• **Set task**
Write out again, word for word, the lines below from the line that holds "Recreate this image" through the line that holds "0.938, 0.955, 0.973, 0.985, 0.992, 0.996, 0.998]", omitting pictures.

Plotting code records
──────────

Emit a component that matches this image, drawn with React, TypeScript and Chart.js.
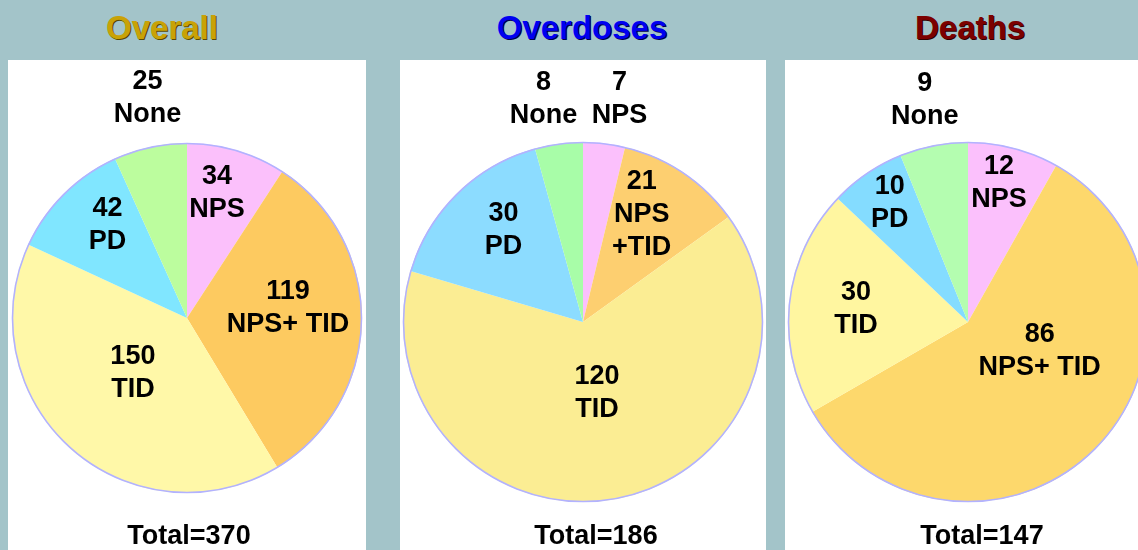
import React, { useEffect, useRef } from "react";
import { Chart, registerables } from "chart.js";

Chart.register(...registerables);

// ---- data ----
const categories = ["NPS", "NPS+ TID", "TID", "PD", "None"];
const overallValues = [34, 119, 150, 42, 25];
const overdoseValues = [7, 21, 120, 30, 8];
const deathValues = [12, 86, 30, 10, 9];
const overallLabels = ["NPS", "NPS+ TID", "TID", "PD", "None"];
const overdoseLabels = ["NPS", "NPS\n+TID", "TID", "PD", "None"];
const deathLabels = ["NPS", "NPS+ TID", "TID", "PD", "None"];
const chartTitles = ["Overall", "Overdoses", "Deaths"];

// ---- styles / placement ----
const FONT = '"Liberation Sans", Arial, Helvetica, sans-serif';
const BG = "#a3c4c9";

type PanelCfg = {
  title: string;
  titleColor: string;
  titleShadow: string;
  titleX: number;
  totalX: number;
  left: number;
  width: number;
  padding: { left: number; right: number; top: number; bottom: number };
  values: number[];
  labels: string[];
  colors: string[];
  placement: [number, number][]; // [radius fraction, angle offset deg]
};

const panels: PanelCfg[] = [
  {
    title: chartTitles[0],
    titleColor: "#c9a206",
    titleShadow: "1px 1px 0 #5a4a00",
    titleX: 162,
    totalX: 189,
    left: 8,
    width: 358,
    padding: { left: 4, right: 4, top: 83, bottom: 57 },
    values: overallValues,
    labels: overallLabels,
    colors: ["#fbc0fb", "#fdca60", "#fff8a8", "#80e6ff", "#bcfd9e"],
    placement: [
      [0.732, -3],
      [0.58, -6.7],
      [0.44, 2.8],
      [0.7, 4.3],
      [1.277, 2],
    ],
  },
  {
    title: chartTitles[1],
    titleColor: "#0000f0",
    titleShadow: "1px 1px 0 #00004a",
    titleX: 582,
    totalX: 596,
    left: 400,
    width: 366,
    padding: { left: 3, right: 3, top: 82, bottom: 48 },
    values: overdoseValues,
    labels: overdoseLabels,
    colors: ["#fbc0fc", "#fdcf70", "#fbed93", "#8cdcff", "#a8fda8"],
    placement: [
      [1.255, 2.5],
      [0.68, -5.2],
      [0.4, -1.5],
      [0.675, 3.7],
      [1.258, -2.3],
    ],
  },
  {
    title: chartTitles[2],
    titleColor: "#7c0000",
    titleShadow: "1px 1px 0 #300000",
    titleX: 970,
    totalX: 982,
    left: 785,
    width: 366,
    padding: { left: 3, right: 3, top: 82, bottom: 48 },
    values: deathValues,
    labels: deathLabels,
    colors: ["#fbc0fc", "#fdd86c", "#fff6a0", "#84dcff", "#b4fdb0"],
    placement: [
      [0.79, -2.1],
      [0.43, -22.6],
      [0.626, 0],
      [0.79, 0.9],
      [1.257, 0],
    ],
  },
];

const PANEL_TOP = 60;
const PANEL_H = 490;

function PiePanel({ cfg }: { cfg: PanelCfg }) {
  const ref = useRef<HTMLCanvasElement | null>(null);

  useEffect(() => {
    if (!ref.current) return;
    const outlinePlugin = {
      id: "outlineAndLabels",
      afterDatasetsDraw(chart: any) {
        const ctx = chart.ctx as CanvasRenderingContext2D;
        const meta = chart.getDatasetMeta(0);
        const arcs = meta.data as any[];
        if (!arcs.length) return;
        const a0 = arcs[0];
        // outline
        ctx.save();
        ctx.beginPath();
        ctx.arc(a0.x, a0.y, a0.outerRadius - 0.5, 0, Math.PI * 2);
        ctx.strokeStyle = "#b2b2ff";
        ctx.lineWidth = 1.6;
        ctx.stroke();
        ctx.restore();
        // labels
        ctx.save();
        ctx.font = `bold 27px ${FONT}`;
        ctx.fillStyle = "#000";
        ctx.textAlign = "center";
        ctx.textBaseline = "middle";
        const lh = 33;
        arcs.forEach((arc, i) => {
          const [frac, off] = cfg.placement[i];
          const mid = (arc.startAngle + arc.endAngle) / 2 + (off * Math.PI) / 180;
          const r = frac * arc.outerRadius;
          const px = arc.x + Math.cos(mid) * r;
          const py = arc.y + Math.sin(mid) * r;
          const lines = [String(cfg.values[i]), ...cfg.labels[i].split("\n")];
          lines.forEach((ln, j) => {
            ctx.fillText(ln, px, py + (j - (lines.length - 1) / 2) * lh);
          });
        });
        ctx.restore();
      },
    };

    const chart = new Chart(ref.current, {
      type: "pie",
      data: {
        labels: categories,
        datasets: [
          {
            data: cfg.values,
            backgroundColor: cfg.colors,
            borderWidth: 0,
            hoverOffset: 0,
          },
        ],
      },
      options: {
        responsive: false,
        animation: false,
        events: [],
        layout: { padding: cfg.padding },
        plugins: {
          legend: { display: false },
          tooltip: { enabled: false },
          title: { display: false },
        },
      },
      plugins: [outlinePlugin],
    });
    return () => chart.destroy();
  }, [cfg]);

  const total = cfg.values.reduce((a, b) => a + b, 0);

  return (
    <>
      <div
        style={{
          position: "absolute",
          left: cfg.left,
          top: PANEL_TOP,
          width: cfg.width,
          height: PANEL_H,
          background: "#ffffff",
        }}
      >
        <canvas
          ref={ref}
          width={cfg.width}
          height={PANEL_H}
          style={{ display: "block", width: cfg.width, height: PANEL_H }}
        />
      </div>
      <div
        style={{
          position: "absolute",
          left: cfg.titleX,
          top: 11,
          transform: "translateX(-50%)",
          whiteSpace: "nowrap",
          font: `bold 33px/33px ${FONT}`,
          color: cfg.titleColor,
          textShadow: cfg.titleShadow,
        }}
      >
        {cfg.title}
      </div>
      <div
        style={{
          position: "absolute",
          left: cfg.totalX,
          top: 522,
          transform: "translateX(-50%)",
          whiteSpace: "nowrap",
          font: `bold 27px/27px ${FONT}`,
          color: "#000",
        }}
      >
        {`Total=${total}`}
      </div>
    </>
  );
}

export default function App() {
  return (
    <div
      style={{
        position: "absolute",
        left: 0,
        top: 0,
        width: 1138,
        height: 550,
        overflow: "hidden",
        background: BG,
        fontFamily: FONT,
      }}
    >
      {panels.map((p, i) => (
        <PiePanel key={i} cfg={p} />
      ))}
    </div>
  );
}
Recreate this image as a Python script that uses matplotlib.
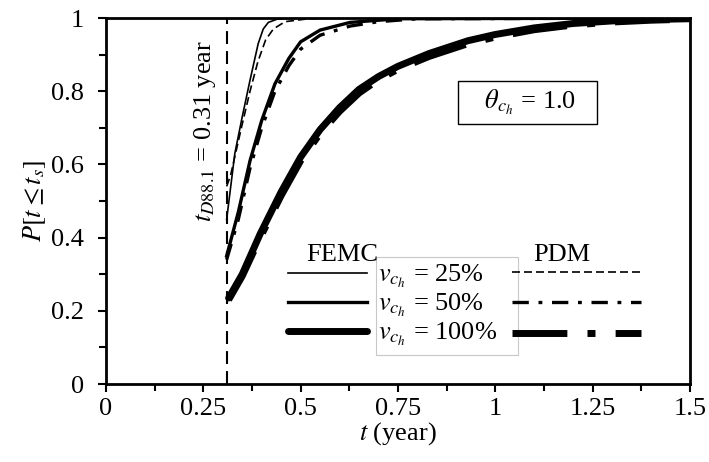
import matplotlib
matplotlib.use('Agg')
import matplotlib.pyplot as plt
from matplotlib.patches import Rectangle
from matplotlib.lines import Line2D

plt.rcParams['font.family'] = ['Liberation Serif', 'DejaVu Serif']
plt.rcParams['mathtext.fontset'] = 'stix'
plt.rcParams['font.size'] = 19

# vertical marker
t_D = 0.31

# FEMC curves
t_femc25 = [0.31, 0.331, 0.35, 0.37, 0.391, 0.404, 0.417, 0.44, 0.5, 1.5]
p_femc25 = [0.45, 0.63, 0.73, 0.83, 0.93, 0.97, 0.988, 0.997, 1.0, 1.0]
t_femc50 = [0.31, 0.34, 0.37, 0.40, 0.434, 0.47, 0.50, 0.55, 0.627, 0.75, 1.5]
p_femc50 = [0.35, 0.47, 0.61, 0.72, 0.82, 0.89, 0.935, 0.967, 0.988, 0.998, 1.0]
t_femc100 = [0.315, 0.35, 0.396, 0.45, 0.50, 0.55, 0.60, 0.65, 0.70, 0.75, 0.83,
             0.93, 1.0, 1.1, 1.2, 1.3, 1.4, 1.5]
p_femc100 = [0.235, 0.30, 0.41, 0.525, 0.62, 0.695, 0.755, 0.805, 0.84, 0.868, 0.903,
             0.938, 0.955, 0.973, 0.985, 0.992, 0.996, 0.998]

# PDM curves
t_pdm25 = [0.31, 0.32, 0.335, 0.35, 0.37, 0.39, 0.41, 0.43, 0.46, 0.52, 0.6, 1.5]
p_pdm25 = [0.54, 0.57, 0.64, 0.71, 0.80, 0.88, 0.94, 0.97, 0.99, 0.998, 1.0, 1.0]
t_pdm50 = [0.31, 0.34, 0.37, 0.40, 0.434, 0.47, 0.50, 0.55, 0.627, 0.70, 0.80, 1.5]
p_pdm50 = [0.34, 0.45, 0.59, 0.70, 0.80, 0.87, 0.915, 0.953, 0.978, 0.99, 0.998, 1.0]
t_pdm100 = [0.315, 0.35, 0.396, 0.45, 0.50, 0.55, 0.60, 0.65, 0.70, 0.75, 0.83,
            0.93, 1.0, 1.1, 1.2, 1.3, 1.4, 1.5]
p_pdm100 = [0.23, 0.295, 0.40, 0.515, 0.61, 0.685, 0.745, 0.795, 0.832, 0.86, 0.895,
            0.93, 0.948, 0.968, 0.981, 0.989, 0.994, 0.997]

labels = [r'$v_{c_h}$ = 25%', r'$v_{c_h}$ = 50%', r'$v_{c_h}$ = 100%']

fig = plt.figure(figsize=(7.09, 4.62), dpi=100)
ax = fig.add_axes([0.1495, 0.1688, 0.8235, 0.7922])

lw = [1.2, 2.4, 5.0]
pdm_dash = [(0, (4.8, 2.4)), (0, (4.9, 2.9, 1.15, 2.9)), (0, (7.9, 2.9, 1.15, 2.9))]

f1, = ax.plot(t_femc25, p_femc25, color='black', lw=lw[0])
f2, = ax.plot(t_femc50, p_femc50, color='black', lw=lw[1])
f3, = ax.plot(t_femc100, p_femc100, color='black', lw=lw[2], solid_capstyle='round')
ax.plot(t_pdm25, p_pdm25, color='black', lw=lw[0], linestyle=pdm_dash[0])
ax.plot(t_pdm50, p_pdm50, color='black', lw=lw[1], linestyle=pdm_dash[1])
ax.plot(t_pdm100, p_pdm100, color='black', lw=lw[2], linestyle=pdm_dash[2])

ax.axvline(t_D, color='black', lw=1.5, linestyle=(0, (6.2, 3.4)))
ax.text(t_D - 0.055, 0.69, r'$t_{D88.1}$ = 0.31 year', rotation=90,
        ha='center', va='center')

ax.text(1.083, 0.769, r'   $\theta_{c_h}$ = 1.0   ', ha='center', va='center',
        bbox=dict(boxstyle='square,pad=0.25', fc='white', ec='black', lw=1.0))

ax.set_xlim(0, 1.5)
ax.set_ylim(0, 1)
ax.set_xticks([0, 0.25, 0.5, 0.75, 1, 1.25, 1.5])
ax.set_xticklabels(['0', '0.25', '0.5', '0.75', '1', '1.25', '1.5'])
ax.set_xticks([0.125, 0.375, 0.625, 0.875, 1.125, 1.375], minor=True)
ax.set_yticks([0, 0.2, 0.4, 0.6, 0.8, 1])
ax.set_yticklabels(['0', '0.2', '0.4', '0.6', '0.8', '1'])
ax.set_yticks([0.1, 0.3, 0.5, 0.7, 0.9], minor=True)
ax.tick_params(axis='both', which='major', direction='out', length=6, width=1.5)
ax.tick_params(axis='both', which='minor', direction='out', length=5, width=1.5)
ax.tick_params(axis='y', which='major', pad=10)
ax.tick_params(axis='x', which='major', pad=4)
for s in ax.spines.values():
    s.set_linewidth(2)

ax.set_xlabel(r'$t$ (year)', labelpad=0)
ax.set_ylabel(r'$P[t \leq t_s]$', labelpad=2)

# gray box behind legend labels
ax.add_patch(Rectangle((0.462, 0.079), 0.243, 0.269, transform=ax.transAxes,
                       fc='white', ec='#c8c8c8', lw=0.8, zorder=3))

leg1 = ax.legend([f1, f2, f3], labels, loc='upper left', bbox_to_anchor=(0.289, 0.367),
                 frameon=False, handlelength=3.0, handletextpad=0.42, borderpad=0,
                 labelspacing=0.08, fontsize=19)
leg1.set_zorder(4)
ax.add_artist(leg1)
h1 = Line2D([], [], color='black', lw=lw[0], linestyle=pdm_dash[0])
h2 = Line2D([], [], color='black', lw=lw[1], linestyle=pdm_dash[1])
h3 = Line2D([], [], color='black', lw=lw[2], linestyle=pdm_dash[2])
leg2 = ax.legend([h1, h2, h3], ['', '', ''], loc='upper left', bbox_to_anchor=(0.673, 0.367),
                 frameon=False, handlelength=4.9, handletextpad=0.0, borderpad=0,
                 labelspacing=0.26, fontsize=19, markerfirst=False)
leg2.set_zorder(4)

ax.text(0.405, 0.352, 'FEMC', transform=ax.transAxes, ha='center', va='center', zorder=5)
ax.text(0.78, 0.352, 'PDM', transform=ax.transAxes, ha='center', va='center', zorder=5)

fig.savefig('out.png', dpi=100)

──────────

• **Written answer**
Recreate this image as a Python script that uses matplotlib.
import matplotlib
matplotlib.use('Agg')
import matplotlib.pyplot as plt
from matplotlib.patches import Rectangle
from matplotlib.lines import Line2D

plt.rcParams['font.family'] = ['Liberation Serif', 'DejaVu Serif']
plt.rcParams['mathtext.fontset'] = 'stix'
plt.rcParams['font.size'] = 19

# vertical marker
t_D = 0.31

# FEMC curves
t_femc25 = [0.31, 0.331, 0.35, 0.37, 0.391, 0.404, 0.417, 0.44, 0.5, 1.5]
p_femc25 = [0.45, 0.63, 0.73, 0.83, 0.93, 0.97, 0.988, 0.997, 1.0, 1.0]
t_femc50 = [0.31, 0.34, 0.37, 0.40, 0.434, 0.47, 0.50, 0.55, 0.627, 0.75, 1.5]
p_femc50 = [0.35, 0.47, 0.61, 0.72, 0.82, 0.89, 0.935, 0.967, 0.988, 0.998, 1.0]
t_femc100 = [0.315, 0.35, 0.396, 0.45, 0.50, 0.55, 0.60, 0.65, 0.70, 0.75, 0.83,
             0.93, 1.0, 1.1, 1.2, 1.3, 1.4, 1.5]
p_femc100 = [0.235, 0.30, 0.41, 0.525, 0.62, 0.695, 0.755, 0.805, 0.84, 0.868, 0.903,
             0.938, 0.955, 0.973, 0.985, 0.992, 0.996, 0.998]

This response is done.